Considering surveillance as cultural imaginaries and practices places debates over surveillance in the realm of everyday life and not just in the high-level world of businesses and government agencies, critically important though that world is for surveillance. Our social and cultural worlds are the products of conflicting currents, opposing flows. Of emotions, play, commitments and experiences.
The towering institutions and processes of high technology and global government that seem to overshadow our daily life-paths are not relentless and invincible. Opportunities still exist not only to slow the pace of the blundering beast but also to tame and even humanize some of its activities. To deny human agency is to deny hope.
The notion of ‘co-creation’ may be illustrated by the ways in which, after Snowden, millions of ordinary internet and cellphone users became aware that their own imaginaries and practices are implicated in today’s surveillance. The internet is itself a mutating assemblage that is subject not only to corporate and government pressures but also to the activities of ordinary people, often acting in concert, sometimes contributing constructively to its reimagination and reshaping.

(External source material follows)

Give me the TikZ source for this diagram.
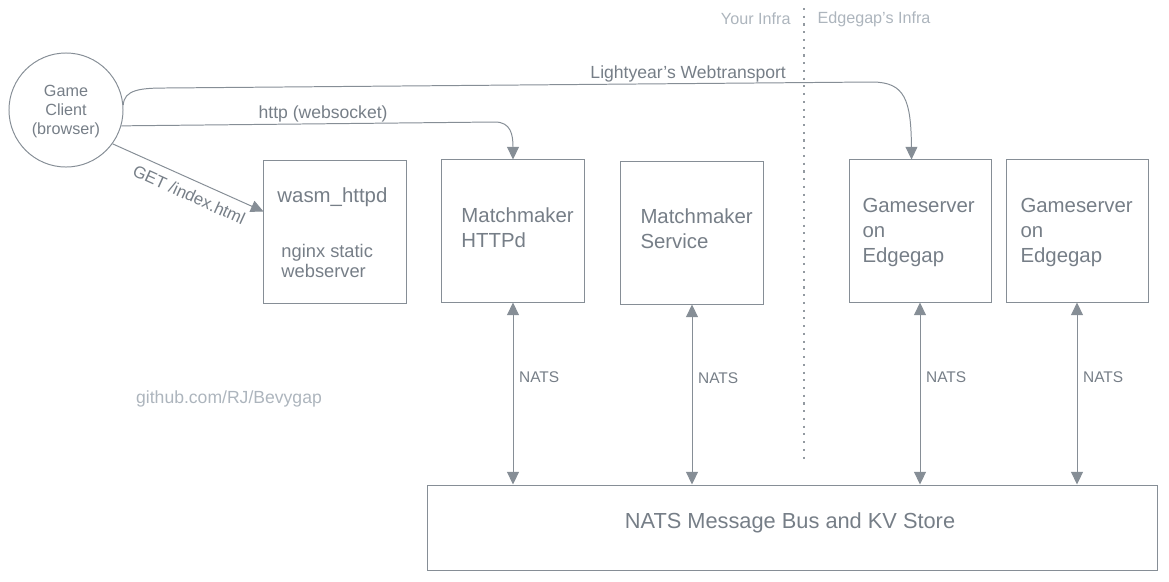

Here we look first at a fictional world – eerily on the edge of ours – where total transparency is not merely the organizational goal, but where ordinary participants join in willingly and even enthusiastically to the heightened visibility of the digital world. Many themes reappear: the convenience that conceives compliance along with dwindling calls for caution, the online personae and performances that mark online involvement, the novelties that are normalized or that help to reassure that other kinds of surveillance are acceptable, and the ways that the self is subtly shaped and identities formed through seemingly innocent innovations that feed fascination and drive desire.

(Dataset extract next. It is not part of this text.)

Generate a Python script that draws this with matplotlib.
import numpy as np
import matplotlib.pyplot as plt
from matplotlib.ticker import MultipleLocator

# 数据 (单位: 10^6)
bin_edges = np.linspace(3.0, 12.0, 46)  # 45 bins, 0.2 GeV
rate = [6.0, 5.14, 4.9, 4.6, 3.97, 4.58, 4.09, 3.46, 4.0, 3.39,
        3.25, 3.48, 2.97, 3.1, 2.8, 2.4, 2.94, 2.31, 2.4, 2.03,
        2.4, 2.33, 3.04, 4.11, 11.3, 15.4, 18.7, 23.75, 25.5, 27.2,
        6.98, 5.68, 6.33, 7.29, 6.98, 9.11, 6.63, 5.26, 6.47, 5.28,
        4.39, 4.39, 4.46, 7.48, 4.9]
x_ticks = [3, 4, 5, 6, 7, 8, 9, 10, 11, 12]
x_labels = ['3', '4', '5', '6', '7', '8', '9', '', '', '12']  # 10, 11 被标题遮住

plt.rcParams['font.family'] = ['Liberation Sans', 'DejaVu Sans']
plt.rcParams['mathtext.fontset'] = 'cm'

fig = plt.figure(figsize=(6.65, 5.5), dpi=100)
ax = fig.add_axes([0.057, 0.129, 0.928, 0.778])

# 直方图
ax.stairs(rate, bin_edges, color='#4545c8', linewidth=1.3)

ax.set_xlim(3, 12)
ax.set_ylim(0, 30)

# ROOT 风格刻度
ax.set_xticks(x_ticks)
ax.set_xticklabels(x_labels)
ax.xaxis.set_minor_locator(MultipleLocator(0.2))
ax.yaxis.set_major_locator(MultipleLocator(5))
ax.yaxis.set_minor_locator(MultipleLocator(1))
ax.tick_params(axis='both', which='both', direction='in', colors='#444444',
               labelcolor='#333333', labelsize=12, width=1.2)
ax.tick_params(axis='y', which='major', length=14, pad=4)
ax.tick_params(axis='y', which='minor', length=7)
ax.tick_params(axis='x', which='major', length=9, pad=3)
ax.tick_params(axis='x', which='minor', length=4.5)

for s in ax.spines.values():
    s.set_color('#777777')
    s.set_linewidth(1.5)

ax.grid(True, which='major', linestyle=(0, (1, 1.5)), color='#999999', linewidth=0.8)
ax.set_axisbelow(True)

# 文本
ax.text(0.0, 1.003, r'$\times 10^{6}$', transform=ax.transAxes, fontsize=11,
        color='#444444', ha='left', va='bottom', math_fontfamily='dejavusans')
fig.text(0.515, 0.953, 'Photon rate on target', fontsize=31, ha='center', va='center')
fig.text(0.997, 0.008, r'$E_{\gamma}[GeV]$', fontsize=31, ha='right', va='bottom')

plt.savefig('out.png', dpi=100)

Reading The Circle offers the chance to decide for ourselves how far to go with transparency, given that, in a sense, today’s users too are already, inevitably, part of the digital world portrayed there. How do the novel’s characters comply, cope with or question the seductive and subtle surveillance situations that are the nub of the novel? How do we – the readers – decide whether utopian or dystopian perspectives are appropriate for our times?
Then finally, we consider new surveillance imaginaries and practices to figure out what a culture of ‘good gazing’ might look like. And this is no abstract, armchair reflection, either. Surveillance imaginaries are constructed from many sources, and in the activities of younger users of social media, among others, worthwhile approaches are already being developed. What are the components of a constructively critical way of developing surveillance imaginaries?
Participation is increasingly commonplace. But what sort of participation works best to promote practices geared to digital democracy, the common good and human flourishing? Earlier language offered us privacy and data protection. How far do these still speak to today’s surveillance world and in what ways might it be necessary to go beyond them?